FELIX BAUMGARTNER: No there's an old guy, he's 75 years old, he's an aerodynamic engineer. He was working for the euro-fighter did all the aerodynamic stuff there, and we found this guy in Austria and he was developing the wing.

PETER SISSONS: And tell us about, about actually the event. You, you had to get out of the aeroplane, for a start, and it's very cold.

FELIX BAUMGARTNER: Yeah.

PETER SISSONS: It's what 40 below - something like that?

FELIX BAUMGARTNER: Well it's 40 degrees minus so we had a special suit which was made in France.

PETER SISSONS: And there's no oxygen - there's very little oxygen up there.

FELIX BAUMGARTNER: There's very little oxygen, we had our own oxygen system because this was a very dangerous area.

We had a little accident just before the exit, the cameraman he got passed out, because he was, something was wrong with his camera, so he had to go back in the plane to pick up a new battery.

So he took out his oxygen pipe out of his mouth and after four or five seconds he passed out so we had to recover him with oxygen.

PETER SISSONS: What would have happened if you'd passed out?

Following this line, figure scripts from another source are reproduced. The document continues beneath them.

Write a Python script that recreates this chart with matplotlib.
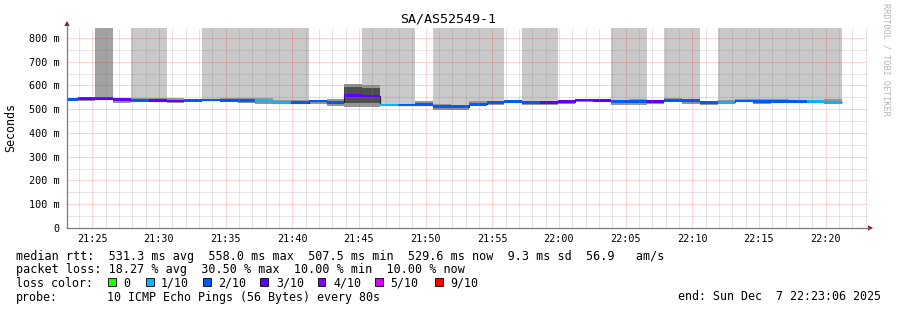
import matplotlib
matplotlib.use("Agg")
import matplotlib.pyplot as plt
import matplotlib.dates as mdates
import numpy as np
from matplotlib.ticker import MultipleLocator, FuncFormatter
from matplotlib.patches import Polygon, Rectangle
from matplotlib.lines import Line2D
from datetime import datetime, timedelta

TITLE = "SA/AS52549-1"
T_START = datetime(2025, 12, 7, 21, 23, 6)
T_END = datetime(2025, 12, 7, 22, 23, 6)
FIRST_STEP = datetime(2025, 12, 7, 21, 22, 34)
STEP_S = 80

# median rtt per 80 s step (ms)
median = [542, 544, 544, 540, 538, 536, 535, 537, 539, 538, 536, 535, 527, 527, 535,
          530, 559, 556, 518, 518, 519, 511, 510, 521, 530, 532, 530, 530, 532, 539,
          536, 533, 533, 534, 537, 536, 530, 529, 535, 534, 532, 532, 532, 530]
# lost pings out of 10 per step
loss = [2, 3, 3, 3, 2, 3, 3, 2, 2, 2, 2, 1, 1, 2, 2,
        2, 3, 3, 1, 2, 2, 2, 2, 2, 2, 2, 2, 3, 3, 3,
        3, 2, 2, 3, 2, 2, 2, 1, 2, 2, 2, 2, 1, 1]
# smoke (spread of ping rtts) per step (ms)
smoke_lo = [538, 535, 540, 528, 536, 534, 525, 535, 536, 535, 525, 522, 523, 522, 521,
            515, 511, 511, 514, 514, 514, 497, 497, 515, 517, 528, 519, 519, 522, 530,
            530, 519, 519, 522, 530, 522, 518, 522, 530, 521, 526, 526, 526, 526]
smoke_hi = [546, 547, 548, 542, 548, 548, 548, 540, 542, 547, 546, 546, 539, 539, 537,
            542, 606, 602, 522, 522, 535, 522, 514, 535, 535, 535, 535, 535, 535, 543,
            543, 539, 543, 539, 548, 543, 535, 539, 543, 543, 543, 539, 539, 543]
nan = float("nan")
core_lo = [nan] * 16 + [525, 525] + [nan] * 26
core_hi = [nan] * 16 + [592, 588] + [nan] * 26
# pings beyond graph top: 0 none, 1 some, 2 more
over = [0, 0, 2, 0, 1, 1, 0, 0, 1, 1, 1, 1, 1, 1, 0,
        0, 0, 1, 1, 1, 0, 1, 1, 1, 1, 0, 1, 1, 0, 0,
        0, 1, 1, 0, 1, 1, 0, 1, 1, 1, 1, 1, 1, 1]

loss_labels = ["0", "1/10", "2/10", "3/10", "4/10", "5/10", "9/10"]
loss_levels = [0, 1, 2, 3, 4, 5, 9]
loss_colors = ["#26ff00", "#00b8ff", "#0059ff", "#5e00ff", "#7e00ff", "#dd00ff", "#ff0000"]

row1 = "median rtt:  531.3 ms avg  558.0 ms max  507.5 ms min  529.6 ms now  9.3 ms sd  56.9   am/s"
row2 = "packet loss: 18.27 % avg  30.50 % max  10.00 % min  10.00 % now"
probe_label = "probe:"
probe_text = "10 ICMP Echo Pings (56 Bytes) every 80s"
end_text = "end: Sun Dec  7 22:23:06 2025"
YMAX = 842.1

W, H = 897, 310
fig = plt.figure(figsize=(W / 100, H / 100), dpi=100)
fig.patch.set_facecolor("white")


def fx(px):
    return px / W


def fy(py):
    return 1 - py / H


L, R, T, B = 67, 867, 28, 228
ax = fig.add_axes([fx(L), fy(B), (R - L) / W, (B - T) / H])
ax.set_facecolor("white")

n = len(median)
edges = [FIRST_STEP + timedelta(seconds=STEP_S * k) for k in range(n + 1)]
en = mdates.date2num(edges)
left = en[:-1]
wd = STEP_S / 86400.0
med = np.array(median, float)
ppx = YMAX / (B - T)  # ms per pixel

# tall bars for pings beyond the top
over_cols = {1: "#c9c9c9", 2: "#a2a2a2"}
for lvl, col in over_cols.items():
    idx = [i for i in range(n) if over[i] == lvl]
    ax.bar([left[i] for i in idx], [YMAX - med[i] for i in idx], width=wd,
           bottom=[med[i] for i in idx], align="edge", color=col, linewidth=0, zorder=1)

# smoke
lo = np.array(smoke_lo, float)
hi = np.array(smoke_hi, float)
ax.bar(left, hi - lo, width=wd, bottom=lo, align="edge", color="#959595", linewidth=0, zorder=1.1)
clo = np.array(core_lo, float)
chi = np.array(core_hi, float)
m = ~np.isnan(clo)
ax.bar(left[m], (chi - clo)[m], width=wd, bottom=clo[m], align="edge", color="#4e4e4e",
       linewidth=0, zorder=1.2)

# median line
ax.stairs(med, en, color="#202020", linewidth=0.8, baseline=None, zorder=1.3)

# loss coloured bands around median
cmap = dict(zip(loss_levels, loss_colors))
band = 1.4 * ppx
ax.bar(left, [2 * band] * n, width=wd, bottom=med - band, align="edge",
       color=[cmap[v] for v in loss], linewidth=0, zorder=1.4)

ax.set_xlim(mdates.date2num(T_START), mdates.date2num(T_END))
ax.set_ylim(0, YMAX)

ax.xaxis.set_major_locator(mdates.MinuteLocator(byminute=range(0, 60, 5)))
ax.xaxis.set_minor_locator(mdates.MinuteLocator())
ax.xaxis.set_major_formatter(mdates.DateFormatter("%H:%M"))
ax.yaxis.set_major_locator(MultipleLocator(100))
ax.yaxis.set_minor_locator(MultipleLocator(50))
ax.yaxis.set_major_formatter(FuncFormatter(lambda v, p: "0" if v == 0 else f"{v:.0f} m"))

ax.set_axisbelow(False)
ax.grid(which="major", color="#ff0000", alpha=0.32, linestyle=(0, (1, 1)), linewidth=0.72)
ax.grid(which="minor", color="#808080", alpha=0.42, linestyle=(0, (1, 1)), linewidth=0.72)

for s in ax.spines.values():
    s.set_visible(False)
ax.tick_params(which="both", length=0)
ax.tick_params(axis="y", pad=5.2, labelsize=7.3, labelfontfamily="DejaVu Sans Mono")
ax.tick_params(axis="x", pad=4.0, labelsize=7.3, labelfontfamily="DejaVu Sans Mono")

# axes lines and arrows
axis_col = "#7a7a7a"
arrow_col = "#8b1a1a"
fig.add_artist(Line2D([fx(L), fx(L)], [fy(B), fy(25)], color=axis_col, linewidth=0.9))
fig.add_artist(Line2D([fx(L), fx(869)], [fy(B), fy(B)], color=axis_col, linewidth=0.9))
fig.add_artist(Polygon([[fx(64.3), fy(26)], [fx(69.7), fy(26)], [fx(67), fy(21)]],
                       closed=True, color=arrow_col, linewidth=0))
fig.add_artist(Polygon([[fx(868), fy(225.3)], [fx(868), fy(230.7)], [fx(873), fy(228)]],
                       closed=True, color=arrow_col, linewidth=0))

mono = "DejaVu Sans Mono"
fig.text(fx(448), fy(19), TITLE, ha="center", va="center", fontsize=9.6, family=mono)
fig.text(fx(11), fy(127), "Seconds", ha="center", va="center", rotation=90,
         fontsize=8.4, family=mono)
fig.text(fx(886), fy(59), "RRDTOOL / TOBI OETIKER", ha="center", va="center", rotation=270,
         fontsize=6.1, family=mono, color="#b4b4b4")

FS = 8.45
FS2 = 8.33
fig.text(fx(16), fy(260), row1, ha="left", va="baseline", fontsize=FS, family=mono)
fig.text(fx(16), fy(273.5), row2, ha="left", va="baseline", fontsize=FS, family=mono)

fig.text(fx(16), fy(287), "loss color:", ha="left", va="baseline", fontsize=FS2, family=mono)
box_x = [108.3, 146, 203, 260.3, 317.7, 375, 435]
lab_x = [123.3, 160.7, 218.3, 276, 333.3, 390.7, 450]
for bx, lx, lab, col in zip(box_x, lab_x, loss_labels, loss_colors):
    fig.add_artist(Rectangle((fx(bx), fy(285.7)), 7.7 / W, 7.7 / H, facecolor=col,
                             edgecolor="black", linewidth=0.6))
    fig.text(fx(lx), fy(287), lab, ha="left", va="baseline", fontsize=FS2, family=mono)

fig.text(fx(16), fy(300.5), probe_label, ha="left", va="baseline", fontsize=FS2, family=mono)
fig.text(fx(107.3), fy(300.5), probe_text, ha="left", va="baseline", fontsize=FS2, family=mono)
fig.text(fx(880.5), fy(300.5), end_text, ha="right", va="baseline", fontsize=FS2, family=mono)

fig.savefig("out.png", dpi=100, facecolor="white")
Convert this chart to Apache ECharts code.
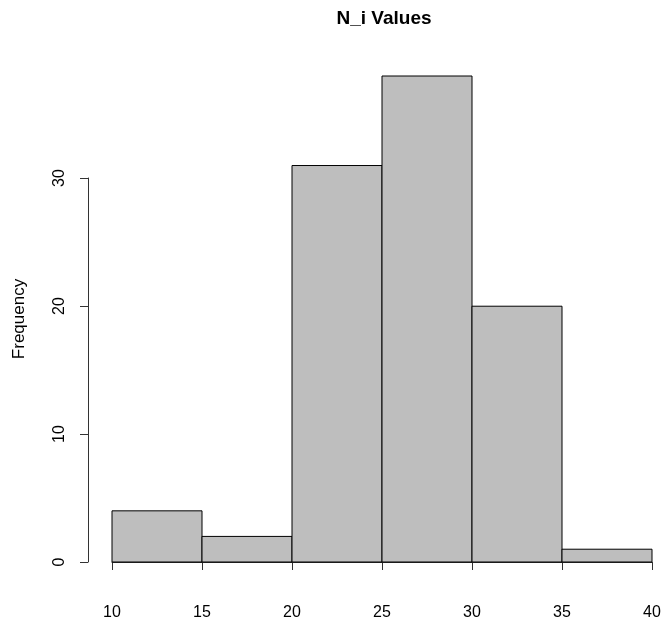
<!DOCTYPE html>
<html>
<head>
<meta charset="utf-8">
<script src="https://cdn.jsdelivr.net/npm/echarts@6/dist/echarts.min.js"></script>
<style>
html,body{margin:0;padding:0;background:#fff;}
#chart{width:662px;height:625px;}
</style>
</head>
<body>
<div id="chart"></div>
<script>
const titleText = 'N_i Values';
const yAxisName = 'Frequency';
const binEdges = [10, 15, 20, 25, 30, 35, 40];
const counts = [4, 2, 31, 38, 20, 1];
const xTickInterval = 5;
const yTickMax = 30;
const yTickInterval = 10;

const histData = counts.map((c, i) => [binEdges[i], binEdges[i + 1], c]);

const chart = echarts.init(document.getElementById('chart'), null, {renderer: 'canvas'});
const font = 'Liberation Sans, Arial, sans-serif';

chart.setOption({
  backgroundColor: '#ffffff',
  animation: false,
  title: {
    text: titleText,
    left: 379,
    top: 4,
    textAlign: 'center',
    textStyle: {fontFamily: font, fontSize: 19, fontWeight: 'bold', color: '#000'}
  },
  grid: [
    {left: 112, right: 10, top: 76, bottom: 63, outerBoundsMode: 'none', containLabel: false},
    {left: 88, width: 1, top: 178, bottom: 63, outerBoundsMode: 'none', containLabel: false}
  ],
  xAxis: [
    {
      gridIndex: 0, type: 'value', min: binEdges[0], max: binEdges[binEdges.length - 1],
      interval: xTickInterval, offset: 20,
      axisLine: {show: true, lineStyle: {color: '#333', width: 1}},
      axisTick: {show: true, length: 8, lineStyle: {color: '#333', width: 1}},
      axisLabel: {show: true, margin: 23, color: '#000', fontFamily: font, fontSize: 16},
      splitLine: {show: false}
    },
    {gridIndex: 1, type: 'value', show: false}
  ],
  yAxis: [
    {
      gridIndex: 0, type: 'value', min: 0, max: 38,
      name: yAxisName, nameLocation: 'middle', nameGap: 84,
      nameTextStyle: {fontFamily: font, fontSize: 17, color: '#000'},
      axisLine: {show: false}, axisTick: {show: false}, axisLabel: {show: false},
      splitLine: {show: false}
    },
    {
      gridIndex: 1, type: 'value', min: 0, max: yTickMax, interval: yTickInterval,
      axisLine: {show: true, lineStyle: {color: '#333', width: 1}},
      axisTick: {show: true, length: 8, lineStyle: {color: '#333', width: 1}},
      axisLabel: {show: true, rotate: 90, margin: 20, color: '#000', fontFamily: font, fontSize: 16},
      splitLine: {show: false}
    }
  ],
  series: [{
    type: 'custom',
    xAxisIndex: 0, yAxisIndex: 0,
    data: histData,
    renderItem: function (params, api) {
      const p0 = api.coord([api.value(0), api.value(2)]);
      const p1 = api.coord([api.value(1), 0]);
      return {
        type: 'rect',
        shape: {x: p0[0], y: p0[1], width: p1[0] - p0[0], height: p1[1] - p0[1]},
        style: {fill: '#bebebe', stroke: '#000', lineWidth: 1}
      };
    }
  }]
});
</script>
</body>
</html>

If you'd - you jump out of the aeroplane and you black out? I mean was that a possibility?

FELIX BAUMGARTNER: Sure it's always a possibility if something goes with the oxygen system you have a big problem. But we have a little computer in the parachute called Cyprus and if you pass a certain altitude in freefall, if you're still fast enough, this little computer fires your reserve parachute.

PETER SISSONS: And there was an aeroplane flying in front of you, you followed it to find the way, you didn't have a compass or a directional finder, you followed the aeroplane that was guiding you across the Channel.

FELIX BAUMGARTNER: Well orientation was a major thing of the whole project because normally the whole area is clouded, that's what it was, that's how it was on the day when I crossed the Channel, so I couldn't see anything, the whole area was covered by cloud so I had to follow a leading plane.

It was a PC9, a ... flying in front of me and the skyline was guiding me, was guiding me at the back.

PETER SISSONS: Did you lose the plane from your vision at any time?

FELIX BAUMGARTNER: No I could see the plane almost the whole flight, we had radio contact - so it was not that bad.

PETER SISSONS: So you were just a few hundred yards behind it?

FELIX BAUMGARTNER: Yeah, it was - yeah.

PETER SISSONS: And you nearly came to grief when your descent started, you got your foot caught in the parachute rope.

FELIX BAUMGARTNER: Well I had to, to fly through the clouds 1,500 metres and as soon as I was through the clouds I could see the landing area down there so I had to pull my parachute in about 1,200 metres.

And normally in a normal sky dive you fall straight down, the parachute opens to the top. But in wing flying you're so far forward that that means your parachute opens to the back and this is really close to your legs.

And I never had any problem on all these test jumps but at this stage my legs got stuck in the lines so I was hanging upside down so the parachute started spiralling down so I had to use my rescue knife to cut off some lines and make sure that I had a safe landing.

PETER SISSONS: All in a day's work.

FELIX BAUMGARTNER: All in day's work.

PETER SISSONS: Does this have any practical use? I mean, could it help, could it supplant parachutes for people who want to escape from high-flying aeroplanes?

FELIX BAUMGARTNER: Well the SAS were talking about buying my suit and my wings because maybe there is a reason to put this wing on some special military guys and fly over the enemy border and then operate there.

PETER SISSONS: Would you be picked up on radar, you'd be so small?

FELIX BAUMGARTNER: I don't think so.

PETER SISSONS: So it does have a military possibility?

FELIX BAUMGARTNER: It's not why we built it yet but I think there's a military possibility.

PETER SISSONS: So what's next for you - are you going to leap out of Concorde or something like that?

FELIX BAUMGARTNER: Well the next big thing is to go to Red Bull flight day today.

PETER SISSONS: Yeah.

FELIX BAUMGARTNER: It's a very nice event so I'm going to be one of the judges there. And developing a couple of events in the future with another wing, a bigger one, a faster one.

PETER SISSONS: Wow, what top speed do you reckon you could make?

FELIX BAUMGARTNER: This wing has a top speed of 360kph at 9,000 metres, because the air is so thin, so we can go a lot faster.

PETER SISSONS: Well Felix rather you than me but enjoy yourself.